** BEGIN **
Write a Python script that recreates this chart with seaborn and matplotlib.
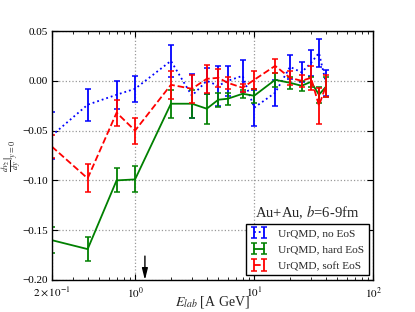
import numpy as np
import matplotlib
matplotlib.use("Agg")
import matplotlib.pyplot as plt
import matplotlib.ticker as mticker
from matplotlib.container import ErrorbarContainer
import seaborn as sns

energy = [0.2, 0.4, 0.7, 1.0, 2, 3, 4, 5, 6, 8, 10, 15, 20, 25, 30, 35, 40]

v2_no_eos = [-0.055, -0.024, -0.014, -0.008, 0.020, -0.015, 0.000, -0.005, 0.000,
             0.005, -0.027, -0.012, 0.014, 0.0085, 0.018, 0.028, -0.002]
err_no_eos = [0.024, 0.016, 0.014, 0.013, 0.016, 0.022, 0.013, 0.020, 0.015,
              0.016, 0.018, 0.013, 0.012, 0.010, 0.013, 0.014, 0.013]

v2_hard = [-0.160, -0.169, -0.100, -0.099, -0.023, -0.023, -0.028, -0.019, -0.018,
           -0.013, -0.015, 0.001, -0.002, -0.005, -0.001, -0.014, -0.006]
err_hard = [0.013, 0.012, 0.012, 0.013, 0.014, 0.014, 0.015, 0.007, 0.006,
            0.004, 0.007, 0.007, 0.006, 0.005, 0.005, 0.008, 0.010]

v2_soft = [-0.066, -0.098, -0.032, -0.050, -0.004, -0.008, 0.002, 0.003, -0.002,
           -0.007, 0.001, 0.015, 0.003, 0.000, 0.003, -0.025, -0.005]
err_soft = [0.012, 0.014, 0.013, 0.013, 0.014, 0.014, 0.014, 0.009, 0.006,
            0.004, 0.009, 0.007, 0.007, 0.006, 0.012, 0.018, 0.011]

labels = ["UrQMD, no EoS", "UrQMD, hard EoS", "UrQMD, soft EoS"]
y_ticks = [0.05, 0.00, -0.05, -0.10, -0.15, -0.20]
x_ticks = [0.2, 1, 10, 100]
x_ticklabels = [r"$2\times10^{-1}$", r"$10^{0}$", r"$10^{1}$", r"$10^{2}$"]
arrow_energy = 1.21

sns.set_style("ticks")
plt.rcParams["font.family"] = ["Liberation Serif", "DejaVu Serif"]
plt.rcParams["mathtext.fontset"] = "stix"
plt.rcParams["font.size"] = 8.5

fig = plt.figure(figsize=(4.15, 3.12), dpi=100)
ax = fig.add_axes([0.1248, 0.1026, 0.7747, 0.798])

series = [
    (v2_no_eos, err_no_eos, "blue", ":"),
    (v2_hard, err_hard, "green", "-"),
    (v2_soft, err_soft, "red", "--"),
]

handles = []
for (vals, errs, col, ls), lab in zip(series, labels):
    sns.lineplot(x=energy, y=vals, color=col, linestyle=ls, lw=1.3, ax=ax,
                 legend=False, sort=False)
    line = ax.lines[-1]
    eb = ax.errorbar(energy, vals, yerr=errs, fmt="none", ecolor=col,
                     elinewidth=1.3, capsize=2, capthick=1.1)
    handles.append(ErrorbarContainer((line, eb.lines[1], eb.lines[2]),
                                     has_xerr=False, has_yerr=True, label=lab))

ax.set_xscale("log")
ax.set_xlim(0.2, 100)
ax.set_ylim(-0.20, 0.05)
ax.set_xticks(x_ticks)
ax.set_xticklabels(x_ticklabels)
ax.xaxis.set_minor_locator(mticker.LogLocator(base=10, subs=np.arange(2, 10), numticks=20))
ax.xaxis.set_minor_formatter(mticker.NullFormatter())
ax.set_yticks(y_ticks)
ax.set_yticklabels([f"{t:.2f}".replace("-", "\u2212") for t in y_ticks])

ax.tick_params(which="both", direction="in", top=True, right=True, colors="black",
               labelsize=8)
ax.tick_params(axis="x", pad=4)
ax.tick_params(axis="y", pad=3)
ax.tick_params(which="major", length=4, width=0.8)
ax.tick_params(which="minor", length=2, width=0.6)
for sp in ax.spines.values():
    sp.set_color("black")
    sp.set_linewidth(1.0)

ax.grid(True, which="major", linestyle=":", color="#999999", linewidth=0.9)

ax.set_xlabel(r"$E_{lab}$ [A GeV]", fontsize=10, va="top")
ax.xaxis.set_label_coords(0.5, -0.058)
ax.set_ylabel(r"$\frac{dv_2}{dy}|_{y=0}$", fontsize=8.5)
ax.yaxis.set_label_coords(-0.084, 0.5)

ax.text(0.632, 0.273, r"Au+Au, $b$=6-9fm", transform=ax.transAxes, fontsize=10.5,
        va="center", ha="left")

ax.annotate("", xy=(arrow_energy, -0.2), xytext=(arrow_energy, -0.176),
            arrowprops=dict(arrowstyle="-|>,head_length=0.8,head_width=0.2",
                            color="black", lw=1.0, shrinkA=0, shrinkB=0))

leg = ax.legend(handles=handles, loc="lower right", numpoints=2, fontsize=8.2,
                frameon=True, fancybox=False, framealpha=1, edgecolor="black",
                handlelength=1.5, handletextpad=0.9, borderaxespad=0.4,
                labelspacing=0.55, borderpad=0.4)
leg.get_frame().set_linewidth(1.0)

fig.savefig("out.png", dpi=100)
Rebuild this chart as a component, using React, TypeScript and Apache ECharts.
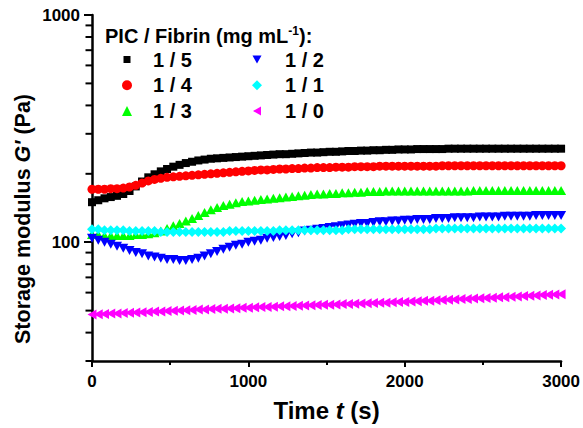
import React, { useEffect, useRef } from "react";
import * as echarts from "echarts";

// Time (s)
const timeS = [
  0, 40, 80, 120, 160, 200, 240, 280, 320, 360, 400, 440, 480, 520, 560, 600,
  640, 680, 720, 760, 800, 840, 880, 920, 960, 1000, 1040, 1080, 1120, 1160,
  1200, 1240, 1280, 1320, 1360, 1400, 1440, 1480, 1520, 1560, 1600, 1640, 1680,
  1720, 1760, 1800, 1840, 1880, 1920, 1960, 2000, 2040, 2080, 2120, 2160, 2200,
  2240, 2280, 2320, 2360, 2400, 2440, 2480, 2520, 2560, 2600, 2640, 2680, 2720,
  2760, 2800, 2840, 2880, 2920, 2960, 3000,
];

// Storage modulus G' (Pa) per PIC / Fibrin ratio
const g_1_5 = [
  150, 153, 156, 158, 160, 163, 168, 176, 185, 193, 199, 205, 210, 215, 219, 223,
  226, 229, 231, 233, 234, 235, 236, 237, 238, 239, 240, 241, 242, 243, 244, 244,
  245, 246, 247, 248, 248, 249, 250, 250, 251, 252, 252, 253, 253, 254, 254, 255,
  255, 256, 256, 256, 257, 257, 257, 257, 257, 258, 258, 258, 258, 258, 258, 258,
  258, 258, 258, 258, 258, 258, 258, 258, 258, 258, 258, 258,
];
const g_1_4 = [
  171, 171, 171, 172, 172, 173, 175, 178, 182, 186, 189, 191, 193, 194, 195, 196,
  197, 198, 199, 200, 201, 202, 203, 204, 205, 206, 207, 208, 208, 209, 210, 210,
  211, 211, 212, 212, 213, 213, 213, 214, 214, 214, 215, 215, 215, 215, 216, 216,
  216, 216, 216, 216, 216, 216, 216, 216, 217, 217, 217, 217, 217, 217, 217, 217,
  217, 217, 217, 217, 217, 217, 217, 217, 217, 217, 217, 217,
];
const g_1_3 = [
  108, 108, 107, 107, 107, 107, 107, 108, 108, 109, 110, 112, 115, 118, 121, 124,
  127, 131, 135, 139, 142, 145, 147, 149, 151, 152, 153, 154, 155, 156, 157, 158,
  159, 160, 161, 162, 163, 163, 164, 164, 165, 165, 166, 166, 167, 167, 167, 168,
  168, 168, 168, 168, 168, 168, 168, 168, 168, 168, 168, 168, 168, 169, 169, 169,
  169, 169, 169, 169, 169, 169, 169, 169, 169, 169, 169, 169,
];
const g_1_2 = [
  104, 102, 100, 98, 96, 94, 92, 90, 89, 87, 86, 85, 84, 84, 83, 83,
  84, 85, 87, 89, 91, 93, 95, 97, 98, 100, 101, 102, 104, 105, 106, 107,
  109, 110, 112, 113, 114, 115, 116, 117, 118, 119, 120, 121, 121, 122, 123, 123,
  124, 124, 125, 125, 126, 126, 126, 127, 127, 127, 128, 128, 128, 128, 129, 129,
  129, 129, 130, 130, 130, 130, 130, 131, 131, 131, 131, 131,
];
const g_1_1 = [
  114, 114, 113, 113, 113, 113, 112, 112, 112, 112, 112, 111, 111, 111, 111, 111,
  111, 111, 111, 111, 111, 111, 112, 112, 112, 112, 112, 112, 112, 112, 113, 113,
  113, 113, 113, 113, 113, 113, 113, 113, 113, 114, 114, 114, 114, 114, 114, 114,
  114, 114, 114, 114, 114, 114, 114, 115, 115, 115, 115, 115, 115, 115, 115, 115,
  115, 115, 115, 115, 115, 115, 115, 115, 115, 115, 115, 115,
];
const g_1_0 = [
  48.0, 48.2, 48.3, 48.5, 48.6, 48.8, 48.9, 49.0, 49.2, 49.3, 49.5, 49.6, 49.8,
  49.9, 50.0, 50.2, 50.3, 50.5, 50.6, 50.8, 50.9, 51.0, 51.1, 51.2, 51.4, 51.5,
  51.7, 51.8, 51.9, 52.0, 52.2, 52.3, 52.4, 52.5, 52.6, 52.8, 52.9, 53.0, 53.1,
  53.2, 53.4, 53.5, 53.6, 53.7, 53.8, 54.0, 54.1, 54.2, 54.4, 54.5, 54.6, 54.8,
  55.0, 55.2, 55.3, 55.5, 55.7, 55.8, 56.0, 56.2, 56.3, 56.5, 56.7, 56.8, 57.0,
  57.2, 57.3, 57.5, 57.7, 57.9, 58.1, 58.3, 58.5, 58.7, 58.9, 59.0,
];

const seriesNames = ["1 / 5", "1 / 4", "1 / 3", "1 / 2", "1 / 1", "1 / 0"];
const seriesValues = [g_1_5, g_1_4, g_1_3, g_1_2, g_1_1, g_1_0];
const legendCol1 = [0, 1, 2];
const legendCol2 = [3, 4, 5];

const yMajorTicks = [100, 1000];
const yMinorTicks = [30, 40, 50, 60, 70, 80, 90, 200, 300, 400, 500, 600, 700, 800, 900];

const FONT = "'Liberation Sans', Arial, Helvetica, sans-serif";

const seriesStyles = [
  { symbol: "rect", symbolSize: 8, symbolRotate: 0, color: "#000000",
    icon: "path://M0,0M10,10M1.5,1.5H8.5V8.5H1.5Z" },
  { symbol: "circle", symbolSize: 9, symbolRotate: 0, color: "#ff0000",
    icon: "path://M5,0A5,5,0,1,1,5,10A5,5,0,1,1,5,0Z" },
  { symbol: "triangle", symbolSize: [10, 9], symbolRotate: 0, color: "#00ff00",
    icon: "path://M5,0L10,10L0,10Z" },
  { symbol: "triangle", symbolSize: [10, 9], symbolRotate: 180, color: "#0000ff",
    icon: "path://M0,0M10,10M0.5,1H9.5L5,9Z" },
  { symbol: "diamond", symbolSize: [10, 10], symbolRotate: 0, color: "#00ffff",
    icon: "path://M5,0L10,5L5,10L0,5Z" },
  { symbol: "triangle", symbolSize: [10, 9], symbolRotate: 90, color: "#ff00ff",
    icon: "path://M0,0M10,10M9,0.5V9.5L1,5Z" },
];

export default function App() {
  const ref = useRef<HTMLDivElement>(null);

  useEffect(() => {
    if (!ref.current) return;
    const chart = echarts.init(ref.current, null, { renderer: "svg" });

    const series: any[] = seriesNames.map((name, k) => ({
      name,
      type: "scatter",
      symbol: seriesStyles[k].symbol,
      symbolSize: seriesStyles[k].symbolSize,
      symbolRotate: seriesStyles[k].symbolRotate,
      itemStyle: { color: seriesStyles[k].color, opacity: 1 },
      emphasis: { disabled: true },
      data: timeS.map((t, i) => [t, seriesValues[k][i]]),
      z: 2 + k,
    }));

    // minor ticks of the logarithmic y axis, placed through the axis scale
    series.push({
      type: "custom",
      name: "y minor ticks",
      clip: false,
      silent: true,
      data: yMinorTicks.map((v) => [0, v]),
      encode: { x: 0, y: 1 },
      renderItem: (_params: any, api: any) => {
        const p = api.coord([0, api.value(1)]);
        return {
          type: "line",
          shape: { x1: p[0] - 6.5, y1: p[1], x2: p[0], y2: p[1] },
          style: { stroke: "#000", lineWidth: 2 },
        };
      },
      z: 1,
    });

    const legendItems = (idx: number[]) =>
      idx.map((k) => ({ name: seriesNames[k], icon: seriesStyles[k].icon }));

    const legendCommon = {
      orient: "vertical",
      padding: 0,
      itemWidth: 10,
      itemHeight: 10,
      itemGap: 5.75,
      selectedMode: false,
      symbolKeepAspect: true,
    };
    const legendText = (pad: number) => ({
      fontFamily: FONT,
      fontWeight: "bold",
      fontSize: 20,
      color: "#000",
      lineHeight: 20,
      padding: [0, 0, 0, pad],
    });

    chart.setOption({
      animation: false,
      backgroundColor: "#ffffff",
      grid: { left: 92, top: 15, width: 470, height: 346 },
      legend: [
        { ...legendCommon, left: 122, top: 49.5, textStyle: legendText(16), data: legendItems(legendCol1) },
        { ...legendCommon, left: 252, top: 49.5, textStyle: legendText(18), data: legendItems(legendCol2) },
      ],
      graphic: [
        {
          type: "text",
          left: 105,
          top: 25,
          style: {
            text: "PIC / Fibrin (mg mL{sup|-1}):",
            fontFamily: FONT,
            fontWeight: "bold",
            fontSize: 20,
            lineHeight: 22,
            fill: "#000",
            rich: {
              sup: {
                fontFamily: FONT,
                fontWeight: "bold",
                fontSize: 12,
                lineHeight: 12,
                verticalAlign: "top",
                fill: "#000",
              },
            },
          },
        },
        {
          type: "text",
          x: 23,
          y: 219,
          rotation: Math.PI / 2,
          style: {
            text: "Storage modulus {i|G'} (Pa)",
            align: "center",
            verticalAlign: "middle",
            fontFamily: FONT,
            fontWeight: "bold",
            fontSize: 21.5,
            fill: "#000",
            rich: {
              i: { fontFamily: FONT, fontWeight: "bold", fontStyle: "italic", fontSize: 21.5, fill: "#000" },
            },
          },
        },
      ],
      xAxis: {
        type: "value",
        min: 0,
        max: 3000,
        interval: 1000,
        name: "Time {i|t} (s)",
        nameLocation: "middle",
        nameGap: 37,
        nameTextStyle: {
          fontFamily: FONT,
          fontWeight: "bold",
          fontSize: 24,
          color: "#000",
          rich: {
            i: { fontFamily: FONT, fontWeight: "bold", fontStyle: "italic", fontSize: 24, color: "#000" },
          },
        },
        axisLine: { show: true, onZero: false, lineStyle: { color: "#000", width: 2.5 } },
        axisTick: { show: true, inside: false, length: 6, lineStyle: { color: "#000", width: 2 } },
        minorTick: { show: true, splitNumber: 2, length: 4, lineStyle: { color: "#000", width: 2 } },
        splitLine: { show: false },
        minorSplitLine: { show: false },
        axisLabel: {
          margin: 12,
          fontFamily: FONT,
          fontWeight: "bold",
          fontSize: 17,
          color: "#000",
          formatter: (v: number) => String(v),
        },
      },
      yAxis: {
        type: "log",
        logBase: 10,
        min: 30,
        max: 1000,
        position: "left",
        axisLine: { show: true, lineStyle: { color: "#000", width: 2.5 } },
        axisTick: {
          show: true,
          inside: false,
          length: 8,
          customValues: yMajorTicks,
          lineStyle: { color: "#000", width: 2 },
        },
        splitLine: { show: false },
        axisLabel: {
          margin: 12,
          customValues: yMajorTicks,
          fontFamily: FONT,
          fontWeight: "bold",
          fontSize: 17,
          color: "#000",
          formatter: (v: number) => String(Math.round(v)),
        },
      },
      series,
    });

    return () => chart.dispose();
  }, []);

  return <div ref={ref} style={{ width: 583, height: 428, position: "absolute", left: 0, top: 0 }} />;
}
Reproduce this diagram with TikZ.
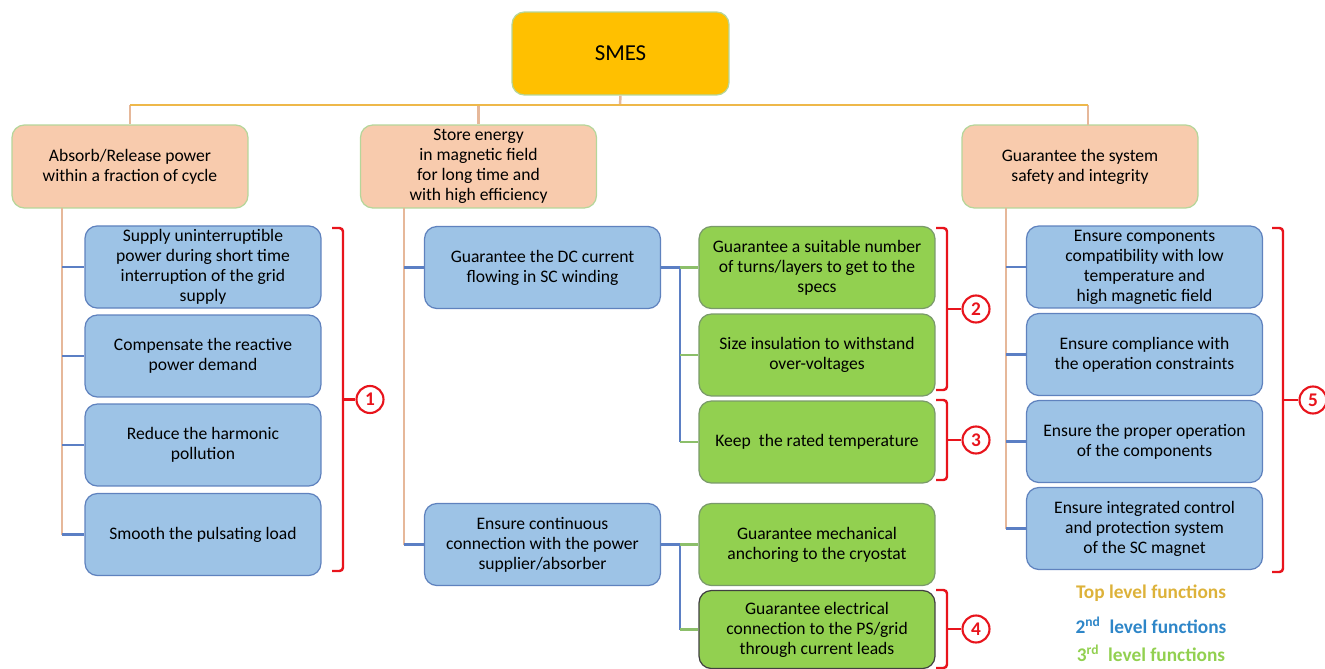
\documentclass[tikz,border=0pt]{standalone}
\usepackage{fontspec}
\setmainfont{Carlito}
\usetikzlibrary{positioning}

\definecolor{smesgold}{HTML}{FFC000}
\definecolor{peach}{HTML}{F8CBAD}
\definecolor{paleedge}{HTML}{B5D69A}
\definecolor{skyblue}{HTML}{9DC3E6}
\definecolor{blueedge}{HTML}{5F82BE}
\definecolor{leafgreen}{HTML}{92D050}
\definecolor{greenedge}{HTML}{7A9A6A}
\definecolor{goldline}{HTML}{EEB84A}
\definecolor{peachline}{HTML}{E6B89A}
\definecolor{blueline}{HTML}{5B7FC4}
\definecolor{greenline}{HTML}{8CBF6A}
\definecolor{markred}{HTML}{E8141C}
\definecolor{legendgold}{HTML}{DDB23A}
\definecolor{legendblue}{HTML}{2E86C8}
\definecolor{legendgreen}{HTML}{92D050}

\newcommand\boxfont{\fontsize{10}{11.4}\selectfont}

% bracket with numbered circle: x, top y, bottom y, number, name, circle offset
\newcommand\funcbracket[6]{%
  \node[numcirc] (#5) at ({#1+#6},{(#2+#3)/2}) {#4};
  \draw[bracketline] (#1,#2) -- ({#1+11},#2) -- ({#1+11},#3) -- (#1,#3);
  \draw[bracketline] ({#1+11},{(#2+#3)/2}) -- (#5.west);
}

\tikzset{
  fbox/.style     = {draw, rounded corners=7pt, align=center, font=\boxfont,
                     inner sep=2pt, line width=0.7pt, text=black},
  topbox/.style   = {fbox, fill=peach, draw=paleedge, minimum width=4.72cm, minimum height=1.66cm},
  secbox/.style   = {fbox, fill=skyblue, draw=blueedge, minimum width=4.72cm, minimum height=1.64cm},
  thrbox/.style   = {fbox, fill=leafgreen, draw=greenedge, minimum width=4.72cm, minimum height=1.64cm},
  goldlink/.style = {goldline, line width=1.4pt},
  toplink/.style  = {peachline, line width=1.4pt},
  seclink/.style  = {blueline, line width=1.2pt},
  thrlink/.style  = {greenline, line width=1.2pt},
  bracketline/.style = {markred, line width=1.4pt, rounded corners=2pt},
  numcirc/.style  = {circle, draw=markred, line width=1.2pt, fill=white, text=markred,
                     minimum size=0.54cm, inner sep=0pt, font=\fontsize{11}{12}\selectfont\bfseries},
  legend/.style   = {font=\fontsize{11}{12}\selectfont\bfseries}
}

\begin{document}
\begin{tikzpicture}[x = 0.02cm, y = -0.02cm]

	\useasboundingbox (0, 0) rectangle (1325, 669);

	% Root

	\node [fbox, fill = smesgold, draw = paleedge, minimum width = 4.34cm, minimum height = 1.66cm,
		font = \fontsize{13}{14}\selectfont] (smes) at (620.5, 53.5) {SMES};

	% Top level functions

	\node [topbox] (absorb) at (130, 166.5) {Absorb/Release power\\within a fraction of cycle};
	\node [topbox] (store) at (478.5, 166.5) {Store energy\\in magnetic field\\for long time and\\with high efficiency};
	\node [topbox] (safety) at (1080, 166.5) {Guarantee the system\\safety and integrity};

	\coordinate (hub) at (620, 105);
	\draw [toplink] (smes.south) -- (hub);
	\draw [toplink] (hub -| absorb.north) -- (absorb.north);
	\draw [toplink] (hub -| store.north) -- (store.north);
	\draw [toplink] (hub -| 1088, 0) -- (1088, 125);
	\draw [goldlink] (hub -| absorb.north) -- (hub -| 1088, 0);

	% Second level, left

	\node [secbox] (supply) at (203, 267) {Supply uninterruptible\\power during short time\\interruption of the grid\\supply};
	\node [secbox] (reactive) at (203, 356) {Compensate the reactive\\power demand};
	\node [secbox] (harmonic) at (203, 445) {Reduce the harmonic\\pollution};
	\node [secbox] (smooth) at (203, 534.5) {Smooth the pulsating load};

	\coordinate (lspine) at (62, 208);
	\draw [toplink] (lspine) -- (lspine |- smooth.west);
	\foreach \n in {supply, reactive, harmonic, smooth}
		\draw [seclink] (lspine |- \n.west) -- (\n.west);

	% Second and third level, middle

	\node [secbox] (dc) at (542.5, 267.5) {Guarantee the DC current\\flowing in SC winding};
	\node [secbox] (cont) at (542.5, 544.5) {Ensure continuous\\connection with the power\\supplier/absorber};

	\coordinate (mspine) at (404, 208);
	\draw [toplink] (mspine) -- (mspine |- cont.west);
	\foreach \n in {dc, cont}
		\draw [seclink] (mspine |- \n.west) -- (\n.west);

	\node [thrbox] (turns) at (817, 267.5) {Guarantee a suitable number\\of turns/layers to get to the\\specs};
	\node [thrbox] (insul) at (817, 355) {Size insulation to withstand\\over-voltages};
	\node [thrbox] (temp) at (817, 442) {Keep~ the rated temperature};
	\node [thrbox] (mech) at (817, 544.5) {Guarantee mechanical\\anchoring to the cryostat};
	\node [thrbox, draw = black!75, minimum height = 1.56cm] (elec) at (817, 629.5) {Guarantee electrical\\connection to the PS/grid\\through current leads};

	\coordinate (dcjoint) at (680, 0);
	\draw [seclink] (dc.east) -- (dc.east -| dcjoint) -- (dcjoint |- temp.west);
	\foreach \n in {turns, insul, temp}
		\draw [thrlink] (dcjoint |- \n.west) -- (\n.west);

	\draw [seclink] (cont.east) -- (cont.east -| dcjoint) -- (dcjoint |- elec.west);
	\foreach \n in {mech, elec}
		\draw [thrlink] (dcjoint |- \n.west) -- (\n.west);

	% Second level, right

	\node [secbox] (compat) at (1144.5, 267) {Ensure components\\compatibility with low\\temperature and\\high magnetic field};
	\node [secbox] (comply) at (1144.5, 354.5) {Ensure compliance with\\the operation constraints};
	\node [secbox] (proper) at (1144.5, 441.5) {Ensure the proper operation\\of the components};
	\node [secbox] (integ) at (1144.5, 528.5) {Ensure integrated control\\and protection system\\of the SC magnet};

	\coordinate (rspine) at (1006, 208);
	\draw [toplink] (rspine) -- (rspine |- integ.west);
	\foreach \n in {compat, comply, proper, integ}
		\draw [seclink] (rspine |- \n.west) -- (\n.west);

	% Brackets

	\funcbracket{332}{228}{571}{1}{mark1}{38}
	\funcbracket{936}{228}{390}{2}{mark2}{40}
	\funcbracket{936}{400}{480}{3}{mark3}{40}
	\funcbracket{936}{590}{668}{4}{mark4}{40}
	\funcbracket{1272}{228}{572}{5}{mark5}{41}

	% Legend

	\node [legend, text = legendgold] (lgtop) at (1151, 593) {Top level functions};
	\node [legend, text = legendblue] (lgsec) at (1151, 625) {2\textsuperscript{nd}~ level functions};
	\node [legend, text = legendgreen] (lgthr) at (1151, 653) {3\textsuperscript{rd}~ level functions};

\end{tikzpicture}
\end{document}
** END **
- _EXERCISE INSTRUCTIONS_
Print everything from the line with "Rebuild this chart" down to the line with "import * as" in the entries above, both lines included and nothing more, without the pictures.

- _FINISHED ANSWER_
Rebuild this chart as a component, using React, TypeScript and Apache ECharts.
import React, { useEffect, useRef } from "react";
import * as echarts from "echarts";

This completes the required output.